Developing reliable mechanisms for continuous local learning is a central challenge faced by biological and artificial systems. Yet, how the environmental factors and structural constraints on the learning network influence the optimal plasticity mechanisms remains obscure even for simple settings. To elucidate these dependencies, we study meta-learning via evolutionary optimization of simple reward-modulated plasticity rules in embodied agents solving a foraging task.
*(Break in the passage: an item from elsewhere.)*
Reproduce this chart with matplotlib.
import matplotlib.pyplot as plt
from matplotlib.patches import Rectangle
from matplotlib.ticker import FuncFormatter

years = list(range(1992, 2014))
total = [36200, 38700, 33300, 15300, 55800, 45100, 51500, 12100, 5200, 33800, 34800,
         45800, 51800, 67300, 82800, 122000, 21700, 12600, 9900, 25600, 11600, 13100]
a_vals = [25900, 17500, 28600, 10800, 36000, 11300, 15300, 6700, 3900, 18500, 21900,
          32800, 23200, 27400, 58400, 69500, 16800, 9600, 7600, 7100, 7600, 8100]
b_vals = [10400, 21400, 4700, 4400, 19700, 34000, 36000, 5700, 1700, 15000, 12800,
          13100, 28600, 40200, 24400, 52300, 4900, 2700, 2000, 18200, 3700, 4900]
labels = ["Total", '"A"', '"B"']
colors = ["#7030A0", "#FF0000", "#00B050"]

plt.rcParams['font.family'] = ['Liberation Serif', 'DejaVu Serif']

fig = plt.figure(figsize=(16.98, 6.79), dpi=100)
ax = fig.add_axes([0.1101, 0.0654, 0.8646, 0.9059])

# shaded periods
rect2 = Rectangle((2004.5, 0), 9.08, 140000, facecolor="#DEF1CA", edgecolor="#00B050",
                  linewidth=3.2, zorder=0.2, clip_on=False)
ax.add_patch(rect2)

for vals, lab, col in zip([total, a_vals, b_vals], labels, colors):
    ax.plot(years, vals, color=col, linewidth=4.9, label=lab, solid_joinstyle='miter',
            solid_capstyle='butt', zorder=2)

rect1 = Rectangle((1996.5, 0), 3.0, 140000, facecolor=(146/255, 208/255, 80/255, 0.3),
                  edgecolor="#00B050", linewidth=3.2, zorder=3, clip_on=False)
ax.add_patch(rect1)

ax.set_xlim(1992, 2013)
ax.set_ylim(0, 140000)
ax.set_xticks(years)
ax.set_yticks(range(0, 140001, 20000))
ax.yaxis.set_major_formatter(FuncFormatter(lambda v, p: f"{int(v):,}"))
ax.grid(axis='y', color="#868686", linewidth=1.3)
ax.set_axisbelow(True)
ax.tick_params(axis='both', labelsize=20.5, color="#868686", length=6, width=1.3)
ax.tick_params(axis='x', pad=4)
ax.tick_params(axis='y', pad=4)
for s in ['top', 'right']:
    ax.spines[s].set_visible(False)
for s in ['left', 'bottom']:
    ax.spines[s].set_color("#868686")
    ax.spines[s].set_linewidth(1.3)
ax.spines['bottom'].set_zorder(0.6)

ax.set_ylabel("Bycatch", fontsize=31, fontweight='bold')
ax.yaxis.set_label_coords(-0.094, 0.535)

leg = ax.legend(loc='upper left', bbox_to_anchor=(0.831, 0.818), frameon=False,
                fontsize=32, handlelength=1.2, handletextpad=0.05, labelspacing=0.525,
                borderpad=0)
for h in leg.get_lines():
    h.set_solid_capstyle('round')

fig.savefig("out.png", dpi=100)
We show that unconstrained meta-learning leads to the emergence of diverse plasticity rules. However, regularization and bottlenecks to the model help reduce this variability, resulting in interpretable rules. Our findings indicate that the meta-learning of plasticity rules is very sensitive to various parameters, with this sensitivity possibly reflected in the learning rules found in biological networks. When included in models, these dependencies can be used to discover potential objective functions and details of biological learning via comparisons with experimental observations.

翻译：为持续局部学习开发可靠机制是生物与人工系统面临的核心挑战。然而，即使对于简单场景，环境因素与学习网络的结构约束如何影响最优可塑性机制仍不明确。为阐明这些依赖关系，我们通过进化优化受奖励调制简约可塑性规则，对执行觅食任务的具身智能体展开元学习研究。研究发现，无约束元学习会导致多种可塑性规则涌现，但模型的正则化与瓶颈约束有助于降低这种多样性，从而产生可解释规则。结果表明，可塑性规则的元学习对多种参数高度敏感，这种敏感性可能反映在生物网络中发现的学习规则中。当将此类依赖关系纳入模型时，可通过与实验观测的对比，揭示生物学学习的潜在目标函数与具体细节。